A lengthy Alberta Insurance Council decision concludes with the imposition of a $340,000 civil penalty on Derek Shaefer, and the revocation of Shaefer’s license for a period of one year after the regulator determined that errors made in 68 applications were misrepresentations, fraud and deceit as contemplated by the province’s Insurance Act.

In the case, the agent unsuccessfully argued that the council’s investigators did not do enough due diligence to verify the facts, relying on unreliable witnesses, and that it “wrongfully imputed a non-legislated duty” on the agent to obtain accurate information from the applicants.

The decision, however, goes on to itemize the falsehoods contained in the 68 applications made on behalf of the 16 applicants – purportedly the employees of an employer who approached him to obtain corporate insurance.

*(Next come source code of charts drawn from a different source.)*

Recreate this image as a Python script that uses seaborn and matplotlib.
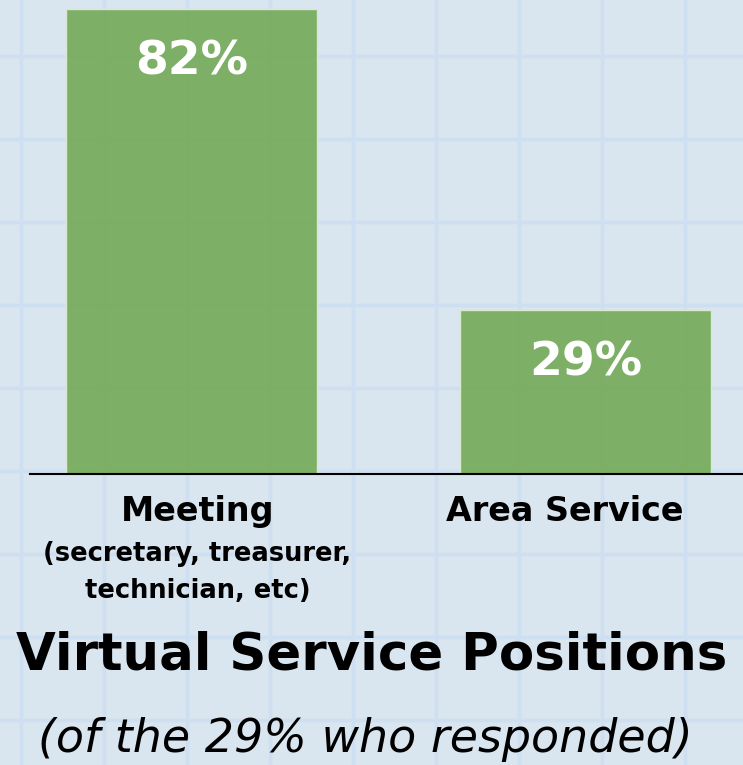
import numpy as np
import pandas as pd
import seaborn as sns
import matplotlib.pyplot as plt
import matplotlib.transforms as mtrans

categories = ['Meeting', 'Area Service']
subLabels = ['(secretary, treasurer,\ntechnician, etc)', '']
values = [82, 29]
title = 'Virtual Service Positions'
subtitle = '(of the 29% who responded)'

bgColor = '#d9e5ef'
gridColor = '#cddff0'
barColor = '#7aae62'

sns.set_theme(style='white')
plt.rcParams['font.family'] = ['DejaVu Sans']

W, H = 743, 765
fig = plt.figure(figsize=(W / 100, H / 100), dpi=100)
fig.patch.set_facecolor(bgColor)

# graph paper background
bg = fig.add_axes([0, 0, 1, 1], zorder=0)
bg.set_xlim(0, W)
bg.set_ylim(H, 0)
bg.set_facecolor(bgColor)
bg.set_xticks(np.arange(21, W, 83))
bg.set_yticks(np.arange(56, H, 83))
bg.grid(True, color=gridColor, linewidth=2.5)
bg.tick_params(length=0, labelbottom=False, labelleft=False)
for s in bg.spines.values():
    s.set_visible(False)

df = pd.DataFrame({'category': categories, 'value': values})

ax = fig.add_axes([30 / W, 1 - 474 / H, 1 - 30 / W, 474 / H], zorder=1)
ax.patch.set_alpha(0)
sns.barplot(data=df, x='category', y='value', color=barColor, saturation=1,
            width=0.636, edgecolor='#dcead4', linewidth=1, alpha=0.97, ax=ax)
ax.set_xlim(-0.41, 1.40)
ax.set_ylim(0, 83.6)
ax.set_xlabel('')
ax.set_ylabel('')
ax.set_yticks([])
ax.set_xticklabels([])
sns.despine(ax=ax, left=True, top=True, right=True)
ax.spines['bottom'].set_color('black')
ax.spines['bottom'].set_linewidth(1.5)
ax.tick_params(axis='x', length=0)

# category labels sit a little off the bar centres, as in the slide
labelShift = [6, -21]
for i, v in enumerate(values):
    ax.annotate(f'{v}%', (i, v), xytext=(0, -53), textcoords='offset pixels',
                ha='center', va='center', color='white', fontsize=34, fontweight='bold')
    tr = ax.get_xaxis_transform() + mtrans.ScaledTranslation(labelShift[i] / 100, 0, fig.dpi_scale_trans)
    ax.text(i, -0.045, categories[i], transform=tr, ha='center', va='top',
            fontsize=24, fontweight='bold', color='black')
    if subLabels[i]:
        ax.text(i, -0.142, subLabels[i], transform=tr,
                ha='center', va='top', fontsize=18.5, fontweight='bold',
                linespacing=1.55, color='black')

fig.text(0.5, 1 - 655 / H, title, ha='center', va='center', fontsize=37,
         fontweight='bold', color='black')
fig.text(365 / W, 1 - 740 / H, subtitle, ha='center', va='center', fontsize=33,
         fontstyle='italic', fontweight='light', color='black')

plt.savefig('out.png', dpi=100, facecolor=bgColor)
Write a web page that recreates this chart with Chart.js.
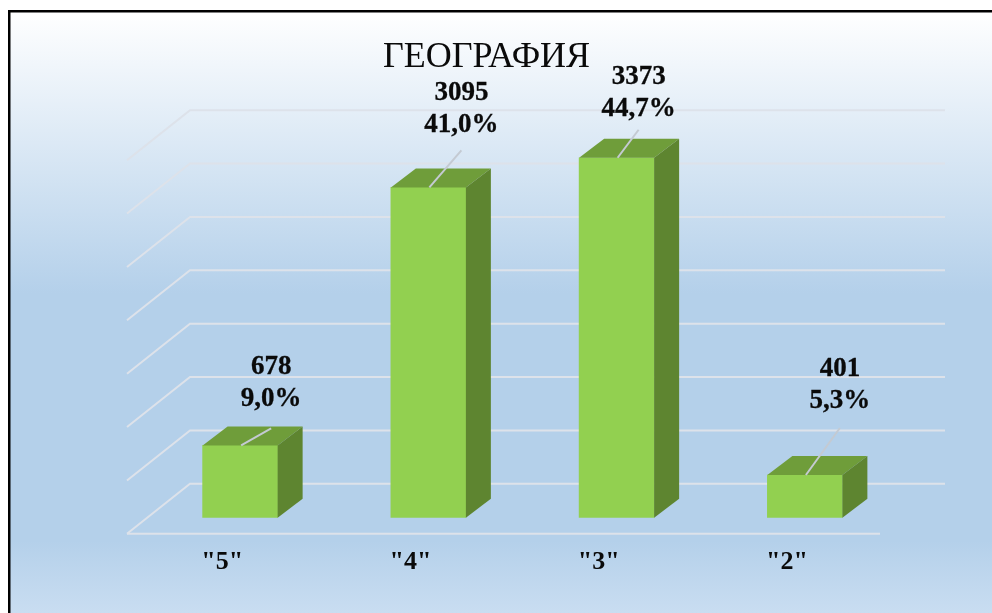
<!DOCTYPE html>
<html lang="ru">
<head>
<meta charset="utf-8">
<title>География</title>
<script src="https://cdn.jsdelivr.net/npm/chart.js@4/dist/chart.umd.min.js"></script>
<style>
html,body{margin:0;padding:0;background:#fff;overflow:hidden}
#wrap{position:absolute;left:0;top:0;width:992px;height:613px}
canvas{display:block}
</style>
</head>
<body>
<div id="wrap"><canvas id="c" width="992" height="613"></canvas></div>
<script>
const chartTitle = 'ГЕОГРАФИЯ';
const categories = ['"5"', '"4"', '"3"', '"2"'];
const counts = [678, 3095, 3373, 401];
const percents = ['9,0%', '41,0%', '44,7%', '5,3%'];

// label placement relative to the top-front of each bar (dx, first-line rise, leader rise)
const labelDx = [31, 33, 22, 35];
const labelRise = [78, 94, 81, 106];
const leaderRise = [17, 37, 28, 47];

const SERIF = '"Liberation Serif", "Times New Roman", serif';
const DEPTH_X = 25, DEPTH_Y = 19;

const scene3d = {
  id: 'scene3d',
  afterLayout(chart) {
    const t = chart.titleBlock;
    t.left -= 36; t.right -= 36;
  },
  beforeDraw(chart) {
    const {ctx, width, height} = chart;
    ctx.save();
    const g = ctx.createLinearGradient(0, 10, 0, height);
    g.addColorStop(0, '#ffffff');
    g.addColorStop(0.47, '#b4d0ea');
    g.addColorStop(0.88, '#b4d0ea');
    g.addColorStop(1, '#c9ddf1');
    ctx.fillStyle = g;
    ctx.fillRect(8, 10, width - 8, height - 10);
    ctx.fillStyle = '#000';
    ctx.fillRect(8, 10, width - 8, 2.5);
    ctx.fillRect(8, 10, 2.5, height - 10);
    ctx.restore();
  },
  beforeDatasetsDraw(chart) {
    const {ctx, scales: {x, y}} = chart;
    const base = y.getPixelForValue(0);
    ctx.save();
    ctx.strokeStyle = '#dde2ea';
    ctx.lineWidth = 2;
    ctx.lineJoin = 'miter';
    y.ticks.forEach(t => {
      const py = y.getPixelForValue(t.value) - 34;
      ctx.beginPath();
      ctx.moveTo(x.left - 19, py + 50);
      ctx.lineTo(x.left + 44, py);
      ctx.lineTo(x.right + 46, py);
      ctx.stroke();
    });
    ctx.beginPath();
    ctx.moveTo(x.left - 19, base + 16);
    ctx.lineTo(x.right - 19, base + 16);
    ctx.stroke();
    ctx.restore();
  },
  afterDatasetsDraw(chart) {
    const {ctx} = chart;
    const bars = chart.getDatasetMeta(0).data;
    ctx.save();
    bars.forEach((b, i) => {
      const half = b.width / 2, l = b.x - half, r = b.x + half, top = b.y, bot = b.base;
      ctx.fillStyle = '#6f9d3a';
      ctx.beginPath();
      ctx.moveTo(l, top); ctx.lineTo(l + DEPTH_X, top - DEPTH_Y);
      ctx.lineTo(r + DEPTH_X, top - DEPTH_Y); ctx.lineTo(r, top);
      ctx.closePath(); ctx.fill();
      ctx.fillStyle = '#5e8530';
      ctx.beginPath();
      ctx.moveTo(r, top); ctx.lineTo(r + DEPTH_X, top - DEPTH_Y);
      ctx.lineTo(r + DEPTH_X, bot - DEPTH_Y); ctx.lineTo(r, bot);
      ctx.closePath(); ctx.fill();

      ctx.strokeStyle = '#c4cad2';
      ctx.lineWidth = 2;
      ctx.beginPath();
      ctx.moveTo(b.x + 1, top);
      ctx.lineTo(b.x + labelDx[i], top - leaderRise[i]);
      ctx.stroke();

      ctx.fillStyle = '#0a0a0a';
      ctx.strokeStyle = '#0a0a0a';
      ctx.lineWidth = 0.3;
      ctx.font = 'bold 27px ' + SERIF;
      ctx.textAlign = 'center';
      ctx.textBaseline = 'middle';
      const tx = b.x + labelDx[i], ty = top - labelRise[i];
      ctx.fillText(String(counts[i]), tx, ty);
      ctx.strokeText(String(counts[i]), tx, ty);
      ctx.fillText(percents[i], tx, ty + 32);
      ctx.strokeText(percents[i], tx, ty + 32);
    });
    ctx.restore();
  }
};

new Chart(document.getElementById('c'), {
  type: 'bar',
  data: {
    labels: categories,
    datasets: [{
      data: counts,
      backgroundColor: '#92d050',
      borderWidth: 0,
      barThickness: 75
    }]
  },
  options: {
    responsive: false,
    animation: false,
    events: [],
    layout: {padding: {left: 146, right: 93, top: 0, bottom: 14}},
    plugins: {
      legend: {display: false},
      tooltip: {enabled: false},
      title: {
        display: true,
        text: chartTitle,
        color: '#0a0a0a',
        font: {family: SERIF, size: 36, weight: 'normal', lineHeight: 1.2},
        padding: {top: 36, bottom: 65}
      }
    },
    scales: {
      x: {
        grid: {display: false},
        border: {display: false},
        ticks: {
          color: '#0a0a0a',
          font: {family: SERIF, size: 26, weight: 'bold', lineHeight: 1.2},
          padding: 21,
          labelOffset: -18,
          maxRotation: 0,
          autoSkip: false
        }
      },
      y: {
        display: false,
        min: 0,
        max: 3500,
        ticks: {stepSize: 500}
      }
    }
  },
  plugins: [scene3d]
});
</script>
</body>
</html>
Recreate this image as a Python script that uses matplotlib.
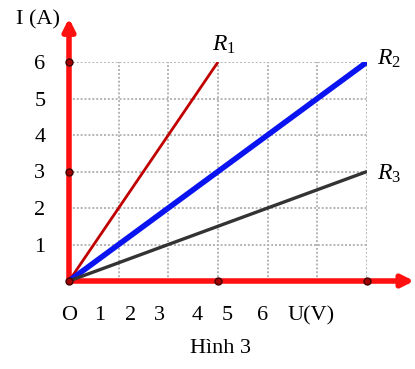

The discrepancies included varying responses to different insurers made by the same applicants: beneficiary relationships, occupations and salaries, legal names, addresses, phone numbers and even birth dates varied from one application to the next. 

Licensed as a life and accident and sickness insurance agent “periodically” since November 2018, Shaefer was reported to the insurance council by an insurer filing a life agent reporting form (LARF) in February 2023, indicating that the agent’s contract had been terminated.

During the investigation, Shaefer told the council’s investigators that he was notified of the misrepresentations made by the applicants at the end of 2022. When he then asked for letters of employment, the employer refused to verify that the applicants were in fact employees.

Shaefer then provided the council with a “letter of misrepresentation” from six of the applicants indicating that the misrepresentations were made innocently. He also provided a “letter of direction” for five of the applicants indicating that they understood the beneficiary to be their employer.

As for the suggestion that the regulator wrongfully put a non-legislated duty on the agent to obtain accurate information from applicants, the decision states that insurance agents work in a profession which necessitates the accurate completion of forms and insurance documents.

“If there was no responsibility on the insurance intermediary to ensure the accuracy of information, then the insurer would presumably be assuming risk on which it had no basis of information. Therefore, it is not unreasonable to expect a high standard of due diligence,” the decision states. It then goes on to discuss the fiduciary duty which requires insurance intermediaries to act in the best interests of their clients and finds that on 68 occasions, the agent’s conduct was “reckless, and it is fraud, deceit, dishonesty, untrustworthiness and/or misrepresentation,” as contemplated by the province’s Insurance Act.

The regulator imposed the maximum allowable penalty in the case.